[Aim]
In the material below, find every line with "chart" and pull it out.

** Start Stored data **

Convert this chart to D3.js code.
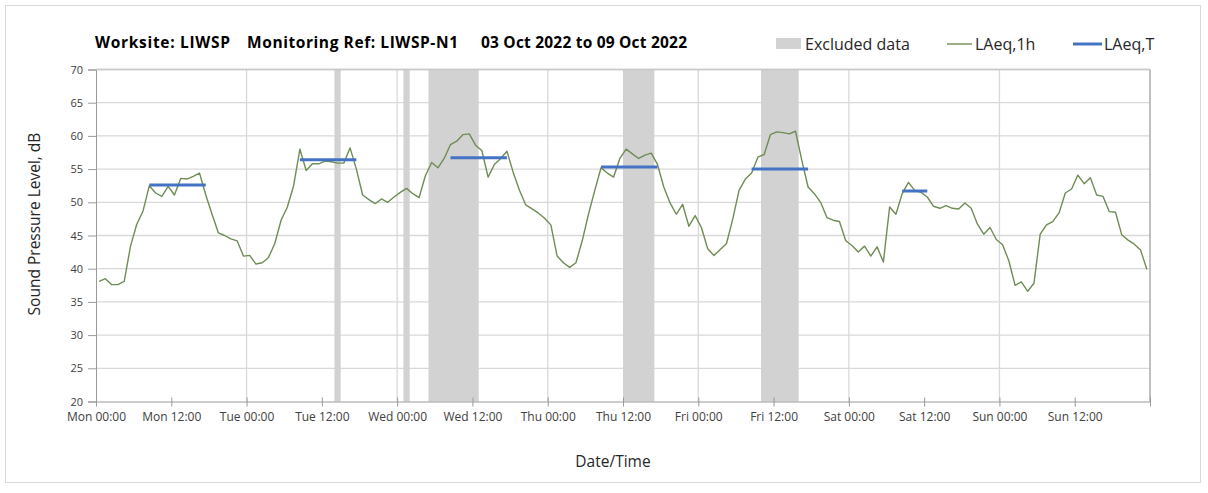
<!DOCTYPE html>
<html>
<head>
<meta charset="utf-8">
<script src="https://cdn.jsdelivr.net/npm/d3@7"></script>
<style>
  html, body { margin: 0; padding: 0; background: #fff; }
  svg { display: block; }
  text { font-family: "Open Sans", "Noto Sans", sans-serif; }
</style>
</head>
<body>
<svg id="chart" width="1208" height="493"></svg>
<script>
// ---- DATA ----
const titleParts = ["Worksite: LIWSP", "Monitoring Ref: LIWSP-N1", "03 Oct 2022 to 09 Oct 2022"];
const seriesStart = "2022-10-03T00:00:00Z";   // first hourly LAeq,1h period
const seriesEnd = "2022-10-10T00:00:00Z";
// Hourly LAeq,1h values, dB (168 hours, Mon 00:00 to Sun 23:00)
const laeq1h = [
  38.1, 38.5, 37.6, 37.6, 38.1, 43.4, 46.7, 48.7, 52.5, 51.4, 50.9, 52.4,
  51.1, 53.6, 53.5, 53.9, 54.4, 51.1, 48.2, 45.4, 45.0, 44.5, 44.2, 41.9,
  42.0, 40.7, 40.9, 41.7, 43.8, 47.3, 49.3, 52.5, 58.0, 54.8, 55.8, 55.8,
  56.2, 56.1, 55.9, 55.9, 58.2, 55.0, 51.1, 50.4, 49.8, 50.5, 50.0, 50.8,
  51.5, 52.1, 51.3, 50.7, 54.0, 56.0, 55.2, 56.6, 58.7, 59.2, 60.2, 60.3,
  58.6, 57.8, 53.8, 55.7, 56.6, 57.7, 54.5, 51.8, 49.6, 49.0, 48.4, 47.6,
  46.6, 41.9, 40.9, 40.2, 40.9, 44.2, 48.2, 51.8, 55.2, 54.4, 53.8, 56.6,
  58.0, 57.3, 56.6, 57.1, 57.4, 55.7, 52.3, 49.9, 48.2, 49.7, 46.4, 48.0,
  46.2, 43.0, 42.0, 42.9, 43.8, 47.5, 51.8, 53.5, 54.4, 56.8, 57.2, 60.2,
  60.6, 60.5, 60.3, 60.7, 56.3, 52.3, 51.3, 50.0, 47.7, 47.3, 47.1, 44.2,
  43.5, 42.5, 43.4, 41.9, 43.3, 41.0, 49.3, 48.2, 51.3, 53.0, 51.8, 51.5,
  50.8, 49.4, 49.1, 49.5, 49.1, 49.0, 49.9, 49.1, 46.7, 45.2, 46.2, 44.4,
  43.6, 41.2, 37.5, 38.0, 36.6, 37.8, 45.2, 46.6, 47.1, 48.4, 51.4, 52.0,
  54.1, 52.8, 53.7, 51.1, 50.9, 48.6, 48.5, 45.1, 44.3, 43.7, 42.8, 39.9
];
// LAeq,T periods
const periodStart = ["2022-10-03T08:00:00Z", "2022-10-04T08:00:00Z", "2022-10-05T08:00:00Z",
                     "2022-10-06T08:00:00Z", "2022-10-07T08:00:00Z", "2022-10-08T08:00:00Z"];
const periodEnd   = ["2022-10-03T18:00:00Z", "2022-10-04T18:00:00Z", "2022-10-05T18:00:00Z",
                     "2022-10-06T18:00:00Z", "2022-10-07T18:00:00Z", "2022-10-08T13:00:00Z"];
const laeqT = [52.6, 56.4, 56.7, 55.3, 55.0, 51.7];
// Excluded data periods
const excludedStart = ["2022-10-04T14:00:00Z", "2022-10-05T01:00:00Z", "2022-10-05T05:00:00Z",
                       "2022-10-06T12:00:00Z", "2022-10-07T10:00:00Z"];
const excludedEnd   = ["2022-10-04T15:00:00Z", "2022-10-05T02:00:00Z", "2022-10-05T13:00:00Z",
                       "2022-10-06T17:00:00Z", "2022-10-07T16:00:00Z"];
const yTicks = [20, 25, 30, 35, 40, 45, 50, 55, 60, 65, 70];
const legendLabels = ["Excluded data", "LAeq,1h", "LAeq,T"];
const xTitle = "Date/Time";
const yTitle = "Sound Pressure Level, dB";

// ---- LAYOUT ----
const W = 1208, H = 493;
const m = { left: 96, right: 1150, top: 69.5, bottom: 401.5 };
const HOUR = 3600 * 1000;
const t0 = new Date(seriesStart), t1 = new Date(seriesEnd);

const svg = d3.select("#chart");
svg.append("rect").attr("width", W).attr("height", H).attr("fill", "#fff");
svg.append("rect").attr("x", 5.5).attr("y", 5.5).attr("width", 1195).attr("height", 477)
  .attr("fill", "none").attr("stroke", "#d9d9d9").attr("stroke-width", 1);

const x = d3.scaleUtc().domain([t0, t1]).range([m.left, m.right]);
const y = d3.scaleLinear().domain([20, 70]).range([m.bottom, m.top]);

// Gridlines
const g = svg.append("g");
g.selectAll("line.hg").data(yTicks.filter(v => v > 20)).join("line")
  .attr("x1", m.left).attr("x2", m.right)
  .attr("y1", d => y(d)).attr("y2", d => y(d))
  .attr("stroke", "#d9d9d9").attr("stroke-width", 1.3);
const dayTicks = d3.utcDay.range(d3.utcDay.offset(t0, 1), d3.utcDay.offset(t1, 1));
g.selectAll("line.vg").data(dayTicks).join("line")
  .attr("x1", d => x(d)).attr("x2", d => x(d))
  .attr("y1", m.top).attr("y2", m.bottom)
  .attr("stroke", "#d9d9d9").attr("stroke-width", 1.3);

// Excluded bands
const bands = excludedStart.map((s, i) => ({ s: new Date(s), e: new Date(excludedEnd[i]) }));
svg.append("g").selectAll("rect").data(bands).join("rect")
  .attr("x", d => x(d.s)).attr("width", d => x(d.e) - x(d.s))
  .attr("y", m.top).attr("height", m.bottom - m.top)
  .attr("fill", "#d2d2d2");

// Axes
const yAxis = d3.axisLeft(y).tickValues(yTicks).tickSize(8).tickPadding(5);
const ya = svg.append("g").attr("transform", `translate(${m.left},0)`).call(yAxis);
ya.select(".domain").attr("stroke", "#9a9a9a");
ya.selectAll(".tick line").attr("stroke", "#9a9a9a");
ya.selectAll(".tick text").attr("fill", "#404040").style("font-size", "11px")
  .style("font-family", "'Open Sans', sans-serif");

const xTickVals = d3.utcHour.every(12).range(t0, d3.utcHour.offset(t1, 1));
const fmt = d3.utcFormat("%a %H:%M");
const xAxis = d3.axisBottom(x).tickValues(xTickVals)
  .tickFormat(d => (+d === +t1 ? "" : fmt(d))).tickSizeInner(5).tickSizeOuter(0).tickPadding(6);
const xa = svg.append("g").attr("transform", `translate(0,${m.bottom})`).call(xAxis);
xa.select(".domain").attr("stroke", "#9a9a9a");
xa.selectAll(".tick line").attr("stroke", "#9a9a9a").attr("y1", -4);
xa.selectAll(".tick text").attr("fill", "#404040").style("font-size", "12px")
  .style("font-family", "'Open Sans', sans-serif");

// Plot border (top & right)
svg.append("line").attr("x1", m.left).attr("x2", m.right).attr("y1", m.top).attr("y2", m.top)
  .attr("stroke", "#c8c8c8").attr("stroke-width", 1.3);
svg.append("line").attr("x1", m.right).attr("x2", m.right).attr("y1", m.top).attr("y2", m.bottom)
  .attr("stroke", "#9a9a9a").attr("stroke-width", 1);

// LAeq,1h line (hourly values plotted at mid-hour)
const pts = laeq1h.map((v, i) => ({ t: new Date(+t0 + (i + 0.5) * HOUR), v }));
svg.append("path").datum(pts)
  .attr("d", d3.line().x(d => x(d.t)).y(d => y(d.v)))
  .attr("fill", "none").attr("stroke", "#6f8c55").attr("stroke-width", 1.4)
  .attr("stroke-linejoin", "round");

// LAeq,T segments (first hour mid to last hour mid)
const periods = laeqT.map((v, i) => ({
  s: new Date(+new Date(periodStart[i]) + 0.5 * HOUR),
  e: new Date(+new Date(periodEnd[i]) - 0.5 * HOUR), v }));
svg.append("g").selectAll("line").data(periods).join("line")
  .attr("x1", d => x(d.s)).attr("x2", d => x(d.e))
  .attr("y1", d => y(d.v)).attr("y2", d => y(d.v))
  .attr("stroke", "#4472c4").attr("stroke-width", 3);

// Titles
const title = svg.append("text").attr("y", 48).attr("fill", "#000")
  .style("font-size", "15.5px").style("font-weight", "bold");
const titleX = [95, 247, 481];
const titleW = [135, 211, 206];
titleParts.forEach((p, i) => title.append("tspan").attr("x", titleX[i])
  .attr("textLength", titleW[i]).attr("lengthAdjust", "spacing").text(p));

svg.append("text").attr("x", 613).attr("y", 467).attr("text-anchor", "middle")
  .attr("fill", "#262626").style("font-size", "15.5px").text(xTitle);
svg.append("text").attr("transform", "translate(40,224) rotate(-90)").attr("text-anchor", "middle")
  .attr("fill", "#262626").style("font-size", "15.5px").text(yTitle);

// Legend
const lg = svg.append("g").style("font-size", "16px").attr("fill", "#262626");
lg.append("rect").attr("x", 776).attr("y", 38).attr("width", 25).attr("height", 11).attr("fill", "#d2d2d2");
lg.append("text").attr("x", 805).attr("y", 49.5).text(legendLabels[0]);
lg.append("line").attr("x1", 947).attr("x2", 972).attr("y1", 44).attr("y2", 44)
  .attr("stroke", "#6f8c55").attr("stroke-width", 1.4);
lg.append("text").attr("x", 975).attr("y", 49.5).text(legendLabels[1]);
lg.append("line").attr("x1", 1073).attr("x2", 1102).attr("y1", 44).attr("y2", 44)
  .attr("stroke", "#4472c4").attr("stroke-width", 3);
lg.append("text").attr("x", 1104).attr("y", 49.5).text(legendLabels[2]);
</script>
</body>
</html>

** End Stored data **

[Full response]
Convert this chart to D3.js code.
<svg id="chart" width="1208" height="493"></svg>
const svg = d3.select("#chart");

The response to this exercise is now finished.